November 10, 2024 - 10:04pm
Chewy crust
Still trying to get a chewy crust on a light sandwich rye. Wrapping the bread overnight in saran softened, but not chewy. What happens if I drop loaf in boiling water like a giant pretzel? If I do that do I do it after shaping, before rising, or do I shape, let rise g then put in bath?
Perhaps you could use a small portion of the dough to make a bun and test that with the bath. Bagels are allowed to rise, but not double (my recipe says 20%), so I'd go with a partial rise (40%?) after shaping, then the water. The easiest way to transfer dough into a bath is on parchment paper. The paper is removed from the water soon after.
Bagels also have a much denser crumb than many breads, so it may be worth a try to let it proof exactly like normal before boiling.
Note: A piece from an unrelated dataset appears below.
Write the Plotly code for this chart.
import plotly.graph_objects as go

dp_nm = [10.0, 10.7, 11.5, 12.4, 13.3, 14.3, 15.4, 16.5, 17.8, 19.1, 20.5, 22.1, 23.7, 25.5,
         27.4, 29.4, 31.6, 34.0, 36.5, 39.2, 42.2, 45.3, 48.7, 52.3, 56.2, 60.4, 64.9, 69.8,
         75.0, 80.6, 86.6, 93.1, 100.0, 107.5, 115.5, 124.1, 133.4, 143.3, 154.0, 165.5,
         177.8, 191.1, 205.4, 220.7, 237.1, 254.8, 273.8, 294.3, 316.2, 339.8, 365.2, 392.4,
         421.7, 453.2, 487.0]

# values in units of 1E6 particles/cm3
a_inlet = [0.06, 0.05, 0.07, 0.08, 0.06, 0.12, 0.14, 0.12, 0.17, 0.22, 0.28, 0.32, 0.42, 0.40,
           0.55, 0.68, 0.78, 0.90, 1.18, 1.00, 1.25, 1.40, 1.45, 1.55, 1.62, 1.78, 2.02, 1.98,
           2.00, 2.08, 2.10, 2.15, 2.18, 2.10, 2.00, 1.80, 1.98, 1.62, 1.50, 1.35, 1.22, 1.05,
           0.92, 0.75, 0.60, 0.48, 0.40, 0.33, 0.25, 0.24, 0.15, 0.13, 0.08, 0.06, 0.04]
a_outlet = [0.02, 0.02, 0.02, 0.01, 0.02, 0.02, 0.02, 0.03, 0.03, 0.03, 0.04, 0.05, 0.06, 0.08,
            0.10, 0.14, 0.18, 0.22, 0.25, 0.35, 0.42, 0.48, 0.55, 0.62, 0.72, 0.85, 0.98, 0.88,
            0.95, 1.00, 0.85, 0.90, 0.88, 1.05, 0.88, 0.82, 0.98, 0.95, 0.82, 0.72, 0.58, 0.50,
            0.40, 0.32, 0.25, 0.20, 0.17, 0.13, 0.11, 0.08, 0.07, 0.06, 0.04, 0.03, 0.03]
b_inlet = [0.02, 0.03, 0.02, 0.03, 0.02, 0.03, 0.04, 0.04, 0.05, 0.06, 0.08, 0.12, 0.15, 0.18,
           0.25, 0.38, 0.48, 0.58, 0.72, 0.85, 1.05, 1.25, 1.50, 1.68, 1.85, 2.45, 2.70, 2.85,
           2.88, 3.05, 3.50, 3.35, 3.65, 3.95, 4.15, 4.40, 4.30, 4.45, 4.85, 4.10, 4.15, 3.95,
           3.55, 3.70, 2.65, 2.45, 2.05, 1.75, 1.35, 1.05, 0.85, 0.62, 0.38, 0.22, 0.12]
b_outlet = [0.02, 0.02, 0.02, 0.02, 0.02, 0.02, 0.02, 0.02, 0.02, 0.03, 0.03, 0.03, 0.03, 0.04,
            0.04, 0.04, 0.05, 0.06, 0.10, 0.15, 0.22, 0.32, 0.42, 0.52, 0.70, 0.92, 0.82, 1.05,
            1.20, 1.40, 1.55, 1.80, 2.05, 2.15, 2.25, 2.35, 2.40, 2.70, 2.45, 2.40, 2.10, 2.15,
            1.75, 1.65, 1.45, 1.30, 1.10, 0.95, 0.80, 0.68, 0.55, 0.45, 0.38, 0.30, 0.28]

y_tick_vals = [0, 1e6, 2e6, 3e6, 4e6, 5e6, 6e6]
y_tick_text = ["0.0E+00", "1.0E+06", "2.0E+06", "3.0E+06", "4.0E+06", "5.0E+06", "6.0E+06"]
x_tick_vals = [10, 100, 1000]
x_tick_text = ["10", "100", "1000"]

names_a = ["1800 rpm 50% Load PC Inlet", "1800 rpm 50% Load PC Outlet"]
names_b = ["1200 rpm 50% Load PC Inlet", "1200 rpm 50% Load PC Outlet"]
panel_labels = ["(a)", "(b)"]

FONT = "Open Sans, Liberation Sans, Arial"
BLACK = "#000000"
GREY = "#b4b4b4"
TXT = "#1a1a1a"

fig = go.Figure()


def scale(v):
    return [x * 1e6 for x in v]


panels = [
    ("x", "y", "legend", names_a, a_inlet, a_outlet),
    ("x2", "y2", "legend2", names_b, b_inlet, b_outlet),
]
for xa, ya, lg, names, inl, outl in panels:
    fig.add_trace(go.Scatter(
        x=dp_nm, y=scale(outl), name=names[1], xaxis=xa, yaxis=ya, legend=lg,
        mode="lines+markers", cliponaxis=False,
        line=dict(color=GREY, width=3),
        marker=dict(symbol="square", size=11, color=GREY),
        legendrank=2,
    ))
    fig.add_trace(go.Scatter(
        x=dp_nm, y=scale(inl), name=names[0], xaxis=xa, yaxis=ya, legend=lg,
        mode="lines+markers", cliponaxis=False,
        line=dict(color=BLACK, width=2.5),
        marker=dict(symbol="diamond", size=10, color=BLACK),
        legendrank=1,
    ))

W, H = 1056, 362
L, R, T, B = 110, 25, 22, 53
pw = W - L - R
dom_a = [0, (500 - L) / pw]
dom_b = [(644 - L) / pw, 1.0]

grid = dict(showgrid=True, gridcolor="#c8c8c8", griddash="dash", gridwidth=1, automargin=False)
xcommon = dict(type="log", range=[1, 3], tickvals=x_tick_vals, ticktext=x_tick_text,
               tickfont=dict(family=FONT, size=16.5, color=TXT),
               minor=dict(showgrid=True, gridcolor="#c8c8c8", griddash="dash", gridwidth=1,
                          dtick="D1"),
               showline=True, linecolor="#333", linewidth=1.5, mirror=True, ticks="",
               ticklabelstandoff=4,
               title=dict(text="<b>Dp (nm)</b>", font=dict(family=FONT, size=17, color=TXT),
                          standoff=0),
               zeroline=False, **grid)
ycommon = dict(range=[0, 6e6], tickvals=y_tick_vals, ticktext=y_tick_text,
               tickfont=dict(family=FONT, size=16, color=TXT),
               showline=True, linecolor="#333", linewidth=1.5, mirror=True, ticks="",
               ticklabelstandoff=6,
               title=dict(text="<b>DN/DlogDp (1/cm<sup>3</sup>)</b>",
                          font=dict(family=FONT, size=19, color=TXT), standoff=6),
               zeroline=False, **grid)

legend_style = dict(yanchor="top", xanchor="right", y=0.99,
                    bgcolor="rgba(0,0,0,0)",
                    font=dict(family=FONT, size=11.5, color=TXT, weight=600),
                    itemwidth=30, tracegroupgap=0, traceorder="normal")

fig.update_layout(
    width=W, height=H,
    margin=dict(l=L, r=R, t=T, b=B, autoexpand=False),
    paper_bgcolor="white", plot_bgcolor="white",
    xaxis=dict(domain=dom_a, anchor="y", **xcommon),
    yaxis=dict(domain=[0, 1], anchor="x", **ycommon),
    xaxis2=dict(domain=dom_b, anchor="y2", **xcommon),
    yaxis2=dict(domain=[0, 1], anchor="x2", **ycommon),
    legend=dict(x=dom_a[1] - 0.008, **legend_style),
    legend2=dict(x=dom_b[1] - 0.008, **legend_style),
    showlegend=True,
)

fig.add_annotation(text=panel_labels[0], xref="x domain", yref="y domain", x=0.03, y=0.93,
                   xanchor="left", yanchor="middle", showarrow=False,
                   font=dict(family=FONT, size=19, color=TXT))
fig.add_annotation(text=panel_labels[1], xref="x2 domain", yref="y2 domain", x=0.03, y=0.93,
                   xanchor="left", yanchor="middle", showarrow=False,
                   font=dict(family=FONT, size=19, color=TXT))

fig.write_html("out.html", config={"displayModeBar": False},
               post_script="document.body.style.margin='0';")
Initial experiments with a small portion of dough would be a good place to start, but also be careful generalizing those results to the full loaf, since the time it takes for the heat to penetrate to the center will be significantly different.
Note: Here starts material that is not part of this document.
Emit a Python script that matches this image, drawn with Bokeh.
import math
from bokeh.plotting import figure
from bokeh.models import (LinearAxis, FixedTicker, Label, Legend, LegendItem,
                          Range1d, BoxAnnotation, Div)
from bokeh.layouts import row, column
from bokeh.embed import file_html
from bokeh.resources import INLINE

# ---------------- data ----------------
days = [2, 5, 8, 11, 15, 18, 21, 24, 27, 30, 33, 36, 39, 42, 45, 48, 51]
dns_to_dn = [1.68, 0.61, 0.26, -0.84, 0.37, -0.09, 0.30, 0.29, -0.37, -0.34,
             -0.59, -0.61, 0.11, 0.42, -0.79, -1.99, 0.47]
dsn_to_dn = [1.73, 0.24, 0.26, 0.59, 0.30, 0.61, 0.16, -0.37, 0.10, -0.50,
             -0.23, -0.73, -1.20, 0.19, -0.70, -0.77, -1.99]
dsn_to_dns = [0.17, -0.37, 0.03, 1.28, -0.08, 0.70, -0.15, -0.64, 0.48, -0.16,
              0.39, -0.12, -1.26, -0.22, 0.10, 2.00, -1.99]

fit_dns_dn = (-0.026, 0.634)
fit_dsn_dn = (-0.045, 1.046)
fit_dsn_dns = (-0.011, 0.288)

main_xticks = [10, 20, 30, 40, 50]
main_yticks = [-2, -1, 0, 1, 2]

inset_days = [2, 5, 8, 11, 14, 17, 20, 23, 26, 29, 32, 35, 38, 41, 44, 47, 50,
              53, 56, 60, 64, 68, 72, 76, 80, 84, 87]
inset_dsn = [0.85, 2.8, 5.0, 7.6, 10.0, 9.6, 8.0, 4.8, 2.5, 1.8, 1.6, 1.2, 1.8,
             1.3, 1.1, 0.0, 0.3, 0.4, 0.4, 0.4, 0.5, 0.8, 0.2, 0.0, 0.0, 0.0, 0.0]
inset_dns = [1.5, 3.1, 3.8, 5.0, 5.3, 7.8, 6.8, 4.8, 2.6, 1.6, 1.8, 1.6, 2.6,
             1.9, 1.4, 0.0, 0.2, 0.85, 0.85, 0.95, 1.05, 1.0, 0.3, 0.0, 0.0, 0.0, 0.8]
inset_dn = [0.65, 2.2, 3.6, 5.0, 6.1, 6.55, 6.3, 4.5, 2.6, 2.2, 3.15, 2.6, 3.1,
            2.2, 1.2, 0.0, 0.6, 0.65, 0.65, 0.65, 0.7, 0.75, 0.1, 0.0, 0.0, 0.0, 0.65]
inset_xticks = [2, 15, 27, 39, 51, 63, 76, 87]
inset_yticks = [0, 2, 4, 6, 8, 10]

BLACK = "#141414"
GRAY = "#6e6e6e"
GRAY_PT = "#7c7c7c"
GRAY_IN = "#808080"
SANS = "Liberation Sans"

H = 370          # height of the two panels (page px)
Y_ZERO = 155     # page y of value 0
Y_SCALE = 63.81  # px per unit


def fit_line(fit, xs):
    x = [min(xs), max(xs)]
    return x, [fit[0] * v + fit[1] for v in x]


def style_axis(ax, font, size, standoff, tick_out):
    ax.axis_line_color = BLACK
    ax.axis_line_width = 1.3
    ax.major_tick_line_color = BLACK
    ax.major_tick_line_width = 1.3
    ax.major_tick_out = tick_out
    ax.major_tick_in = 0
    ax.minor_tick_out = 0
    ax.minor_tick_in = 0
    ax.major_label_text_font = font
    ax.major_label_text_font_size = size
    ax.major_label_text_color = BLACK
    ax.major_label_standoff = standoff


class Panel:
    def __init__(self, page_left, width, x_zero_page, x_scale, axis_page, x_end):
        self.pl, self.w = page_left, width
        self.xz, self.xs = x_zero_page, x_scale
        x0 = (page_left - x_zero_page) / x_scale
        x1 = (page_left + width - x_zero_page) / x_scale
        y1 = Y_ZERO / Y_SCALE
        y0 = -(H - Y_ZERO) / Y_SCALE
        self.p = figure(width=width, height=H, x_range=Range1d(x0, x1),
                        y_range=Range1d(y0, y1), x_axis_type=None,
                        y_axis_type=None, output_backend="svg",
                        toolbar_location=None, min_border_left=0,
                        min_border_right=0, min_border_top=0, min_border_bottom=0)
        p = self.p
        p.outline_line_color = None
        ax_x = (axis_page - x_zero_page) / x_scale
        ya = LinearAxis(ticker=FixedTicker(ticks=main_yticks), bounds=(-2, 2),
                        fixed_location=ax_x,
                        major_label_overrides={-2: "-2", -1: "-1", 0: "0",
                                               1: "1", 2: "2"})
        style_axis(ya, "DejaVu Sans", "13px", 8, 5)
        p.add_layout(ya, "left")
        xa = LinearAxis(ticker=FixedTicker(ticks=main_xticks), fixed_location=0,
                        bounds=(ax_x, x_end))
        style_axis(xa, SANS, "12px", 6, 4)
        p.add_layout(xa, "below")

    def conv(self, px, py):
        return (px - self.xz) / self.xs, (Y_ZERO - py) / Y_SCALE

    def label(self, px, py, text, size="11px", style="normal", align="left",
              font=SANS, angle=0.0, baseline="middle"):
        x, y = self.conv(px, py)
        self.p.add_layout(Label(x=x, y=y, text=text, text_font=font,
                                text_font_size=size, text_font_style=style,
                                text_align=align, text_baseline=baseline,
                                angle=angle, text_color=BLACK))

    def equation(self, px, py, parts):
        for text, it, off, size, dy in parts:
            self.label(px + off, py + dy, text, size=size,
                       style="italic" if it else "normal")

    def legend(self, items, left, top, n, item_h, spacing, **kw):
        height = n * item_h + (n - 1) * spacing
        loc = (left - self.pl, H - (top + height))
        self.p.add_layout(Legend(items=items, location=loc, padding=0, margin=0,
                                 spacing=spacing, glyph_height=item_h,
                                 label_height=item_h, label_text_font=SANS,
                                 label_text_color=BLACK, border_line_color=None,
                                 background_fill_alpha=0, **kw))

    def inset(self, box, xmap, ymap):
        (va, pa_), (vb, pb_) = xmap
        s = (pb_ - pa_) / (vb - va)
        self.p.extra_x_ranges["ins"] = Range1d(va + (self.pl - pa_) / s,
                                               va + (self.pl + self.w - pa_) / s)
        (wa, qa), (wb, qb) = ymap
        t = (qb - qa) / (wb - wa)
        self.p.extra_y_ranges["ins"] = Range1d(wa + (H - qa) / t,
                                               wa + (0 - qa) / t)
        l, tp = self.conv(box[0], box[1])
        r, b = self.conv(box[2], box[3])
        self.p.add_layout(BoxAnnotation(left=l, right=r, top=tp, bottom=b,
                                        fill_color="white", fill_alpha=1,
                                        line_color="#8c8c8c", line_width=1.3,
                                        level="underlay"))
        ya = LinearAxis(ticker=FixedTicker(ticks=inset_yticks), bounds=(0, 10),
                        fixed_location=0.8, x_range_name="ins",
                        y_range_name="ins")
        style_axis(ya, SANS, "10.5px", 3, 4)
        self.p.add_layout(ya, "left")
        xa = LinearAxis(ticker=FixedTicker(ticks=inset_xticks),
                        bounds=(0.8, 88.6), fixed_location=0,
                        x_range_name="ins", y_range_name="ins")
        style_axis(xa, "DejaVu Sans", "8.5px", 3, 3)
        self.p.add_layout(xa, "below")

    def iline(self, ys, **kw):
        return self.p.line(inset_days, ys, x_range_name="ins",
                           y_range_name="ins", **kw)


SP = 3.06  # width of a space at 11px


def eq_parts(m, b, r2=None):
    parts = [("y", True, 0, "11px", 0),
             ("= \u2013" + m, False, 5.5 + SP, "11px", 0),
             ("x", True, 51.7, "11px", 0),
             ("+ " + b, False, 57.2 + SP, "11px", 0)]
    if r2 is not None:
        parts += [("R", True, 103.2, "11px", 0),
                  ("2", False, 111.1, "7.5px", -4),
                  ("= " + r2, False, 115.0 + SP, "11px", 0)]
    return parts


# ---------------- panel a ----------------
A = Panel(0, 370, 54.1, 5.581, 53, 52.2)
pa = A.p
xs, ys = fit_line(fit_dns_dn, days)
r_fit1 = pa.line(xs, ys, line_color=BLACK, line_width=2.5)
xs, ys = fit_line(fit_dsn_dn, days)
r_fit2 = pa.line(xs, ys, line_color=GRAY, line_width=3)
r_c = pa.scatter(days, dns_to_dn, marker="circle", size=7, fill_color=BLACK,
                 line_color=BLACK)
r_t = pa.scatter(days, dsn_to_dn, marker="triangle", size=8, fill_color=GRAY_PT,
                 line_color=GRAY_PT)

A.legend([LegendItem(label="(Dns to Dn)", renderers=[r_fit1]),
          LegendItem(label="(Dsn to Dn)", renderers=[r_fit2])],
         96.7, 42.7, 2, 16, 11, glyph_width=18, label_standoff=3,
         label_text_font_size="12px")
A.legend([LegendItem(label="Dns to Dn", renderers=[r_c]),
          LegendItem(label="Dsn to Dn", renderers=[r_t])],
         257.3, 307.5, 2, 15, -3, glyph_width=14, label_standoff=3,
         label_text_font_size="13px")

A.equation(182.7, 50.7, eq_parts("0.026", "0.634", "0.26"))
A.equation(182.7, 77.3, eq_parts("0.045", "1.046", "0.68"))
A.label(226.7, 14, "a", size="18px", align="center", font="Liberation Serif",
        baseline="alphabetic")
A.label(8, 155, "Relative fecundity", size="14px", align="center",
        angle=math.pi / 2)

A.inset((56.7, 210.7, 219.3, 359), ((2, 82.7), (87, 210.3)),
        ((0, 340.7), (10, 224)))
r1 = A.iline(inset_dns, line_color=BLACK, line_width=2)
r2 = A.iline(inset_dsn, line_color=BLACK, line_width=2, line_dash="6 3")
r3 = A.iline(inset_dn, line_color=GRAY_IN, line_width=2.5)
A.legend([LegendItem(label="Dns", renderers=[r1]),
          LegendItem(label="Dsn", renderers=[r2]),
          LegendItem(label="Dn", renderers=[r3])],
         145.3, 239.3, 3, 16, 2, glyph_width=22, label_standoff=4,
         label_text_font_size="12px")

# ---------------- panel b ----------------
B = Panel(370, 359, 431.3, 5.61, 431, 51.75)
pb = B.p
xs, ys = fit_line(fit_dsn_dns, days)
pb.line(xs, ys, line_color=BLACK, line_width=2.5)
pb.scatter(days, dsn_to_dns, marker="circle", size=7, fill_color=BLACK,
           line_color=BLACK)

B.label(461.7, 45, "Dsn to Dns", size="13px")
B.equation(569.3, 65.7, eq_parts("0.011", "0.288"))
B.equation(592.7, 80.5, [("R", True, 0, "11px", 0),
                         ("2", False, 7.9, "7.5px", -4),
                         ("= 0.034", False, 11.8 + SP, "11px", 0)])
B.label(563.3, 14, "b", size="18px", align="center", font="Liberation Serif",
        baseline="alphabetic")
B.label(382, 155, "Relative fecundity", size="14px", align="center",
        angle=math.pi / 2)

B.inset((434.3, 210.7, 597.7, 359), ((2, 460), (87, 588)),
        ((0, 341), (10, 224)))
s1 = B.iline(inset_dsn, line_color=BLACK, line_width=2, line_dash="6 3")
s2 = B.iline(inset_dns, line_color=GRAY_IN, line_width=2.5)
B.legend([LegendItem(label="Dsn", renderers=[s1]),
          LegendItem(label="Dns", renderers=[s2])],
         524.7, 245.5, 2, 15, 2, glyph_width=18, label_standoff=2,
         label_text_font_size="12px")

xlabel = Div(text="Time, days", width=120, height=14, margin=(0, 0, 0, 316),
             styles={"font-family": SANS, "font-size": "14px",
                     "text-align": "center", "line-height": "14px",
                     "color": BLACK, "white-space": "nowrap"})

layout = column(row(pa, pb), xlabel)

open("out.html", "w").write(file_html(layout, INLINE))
I always thought the rapid boil before baking is what made a good NY bagel crispy on the outside -- and so it would not be a tactic to promote a soft & chewy crust. Am I wrong?
Rob
To achieve a chewy crust on rye bread, you can try pouring boiling water over the loaf. This method is similar to how pretzels are made and can really help create the desired crust
You could try using a starch glaze on the baked loaf. This technique is often used on Baltic, Jewish, and Russian rye breads. It does soften the crust some but I find that it also lends a chewiness to the crust. An added bonus is a beautiful sheen imparted to the loaf.
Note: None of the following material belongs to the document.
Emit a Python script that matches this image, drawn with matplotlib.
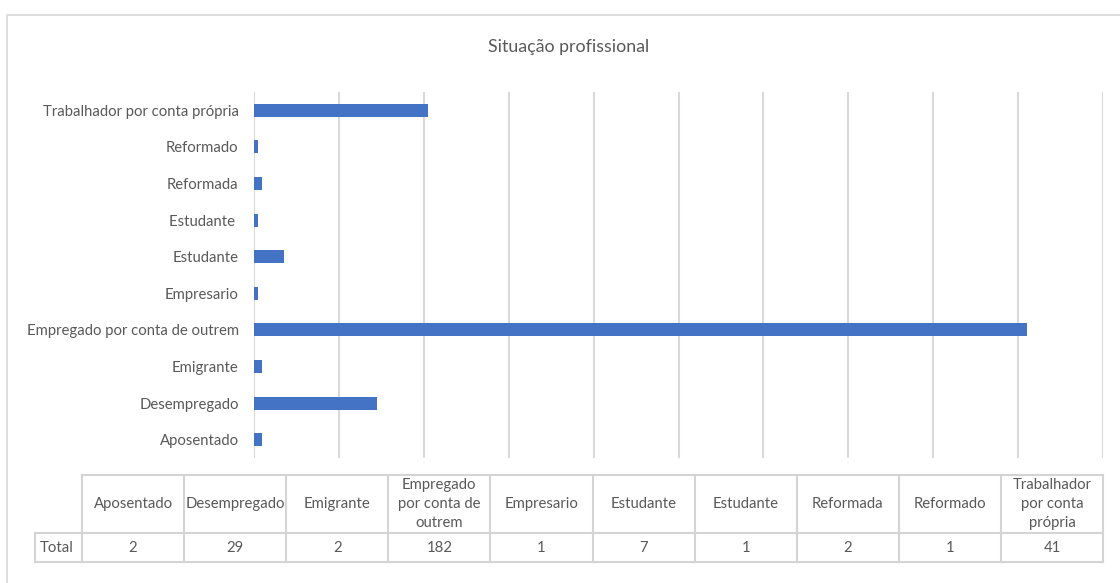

Ginsberg describes this technique in The Rye Baker and uses it on several breads:
Prepare a slurry of 1 t. cornstarch (I often use potato starch) in 2 T. water. Add this slurry to 200 mL of boiling water and boil for several minutes, stirring constantly, until it thickens. Allow the mixture to cool to room temperature. Brush the loaf with this glaze immediately on removing from the oven.